This Old House: The sagging of 24 Sussex

Paul Wells on troubled houses — metaphorical and otherwise

Blair Gable / Reuters; Louis McPherson and Studio Hetmes / The Noun Project

The Ottawa Citizen has obtained memos chronicling the advancing decrepitude of 24 Sussex Drive, the Prime Minister’s residence. Elizabeth Payne’s story and Scott Reid’s reminiscence from his drafty visits a decade ago tell the tale.

I once had a good slow-week column idea, and I launched an architectural competition to design a new official residence for prime ministers on the site of the current manse. Unfortunately the competition never landed. At around the time I would have gathered the (actually quite interesting) handful of entries and prettied them up for presentation to readers, Michael Ignatieff told Stephen Harper his “time was up” and we all went on high alert for a federal election. Then Ignatieff backed down and the moment was lost. I really am sorry to architects and dreamers who submitted ideas.

As a rule the proposals I received were grander variations of the boxy modernist infills that are popping up like glass-and-brushed-steel mushrooms in Ottawa’s New Edinburgh neighbourhood, just outside Rockcliffe Park. Better places to be in than to look at from outside. (This place, 20 minutes’ walk from 24 Sussex, looks dynamite, is on the market for just over $1 million, and like too many other similar properties in the area it has not sold in many months. Imagine a place with 10 times its budget. Pretty sure a PM could live there.)

Other designs were more… grandiose. The temptation to build in maudlin symbolism (ten dining rooms, one for every province! Plus three closets for the territories…) is hard to resist. Everyone’s got a little Daniel Libeskind in him, it seems. The results sometimes resembled the Federal Chancellery in Berlin, designed by Helmut Kohl, a large fellow, and perhaps as a result a sprawling behemoth 10 times larger than the White House. Berliners call it die Bundeswaschmaschine, the Federal Washing Machine, for its big circular architectural features. To be fair it is only accessorily a residence. It’s mostly offices. The German federal cabinet meets there. Angela Merkel has never resided in the onsite apartment. She keeps her old place.

That column where I proposed bulldozing 24 Sussex raised the hackles of “heritage” preservationists. That reaction got my own back up, and I wonder whether people who think of 24 Sussex as a national treasure have done any reading into its history. It’s had bits glued on more or less at random for nearly a century, and it wasn’t a particularly distinguished house from the start. It scans as the official residence of Rube Goldberg. Still, I concede a tactical error. I should have proposed that the existing residence be kept and preserved — a national monument! Part of Canada’s living history! Come on in and look! But look out for that falling ceiling plaster, ma’am — and a new residence built a kilometre or two further east.

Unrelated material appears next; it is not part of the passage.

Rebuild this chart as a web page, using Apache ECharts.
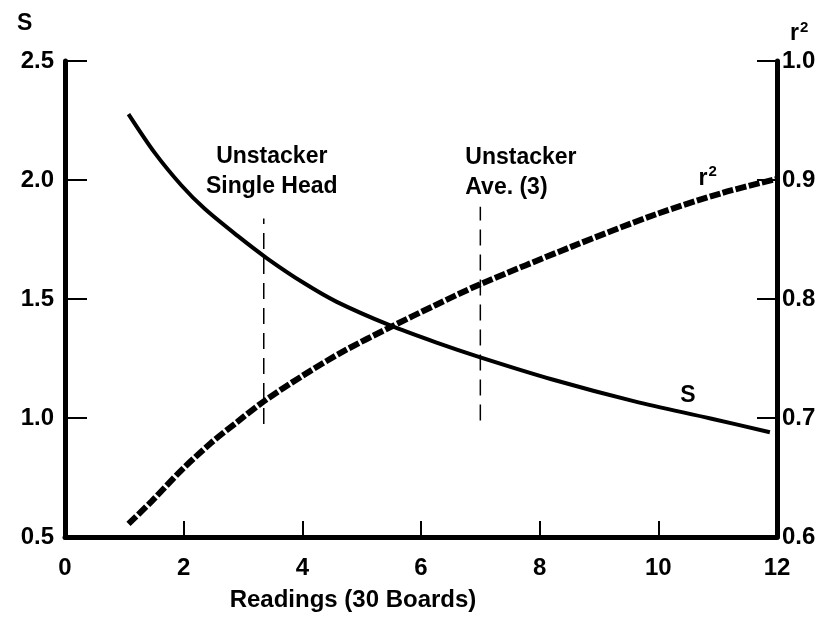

One of the many people who’ve lived in the house wrote to me to say 24 isn’t so bad, then listed its flaws. If anyone ever did make a new place, my correspondent wrote, they should remember that it’s still a home for a family. It would need, for instance, to be a place where children could play outside without tourists staring at them. Ottawa can be a place where people forget people are people sometimes.

While I was gathering nuts and berries for my latest book, a few people explained why Stephen Harper is particularly averse to vacating 24 Sussex while work crews put up the scaffolding. Recall that for the longest time, Harper’s election seemed an accident of electoral math that would soon be corrected. This impression was particularly popular among Harper’s opponents — still is. He was not unaware of this. When the good folks at the National Capital Commission delivered the briefing books on renovation plans, he would take one look (Step 1: The PM and family decamp to the UK High Commissioner’s residence or Stornaway or some other temporary digs), clouds would darken his countenance, and the plan would die right there. That’s just what they want: us out of here, he’d say. This town still doesn’t think we belong here. I don’t care if the goddamned roof caves in, we’re not moving. 

One day it may come to that. A lot of metaphorical roofs cave in when governments don’t take care of maintenance. Real ones too sometimes. Maybe one day frugality, stubbornness and gravity will team up to give one of the residence’s occupants a skylight the architects never planned. It’s not obvious that’ll put an end to the entropy. Visitors can bring umbrellas and galoshes, is all. We’re a hearty folk.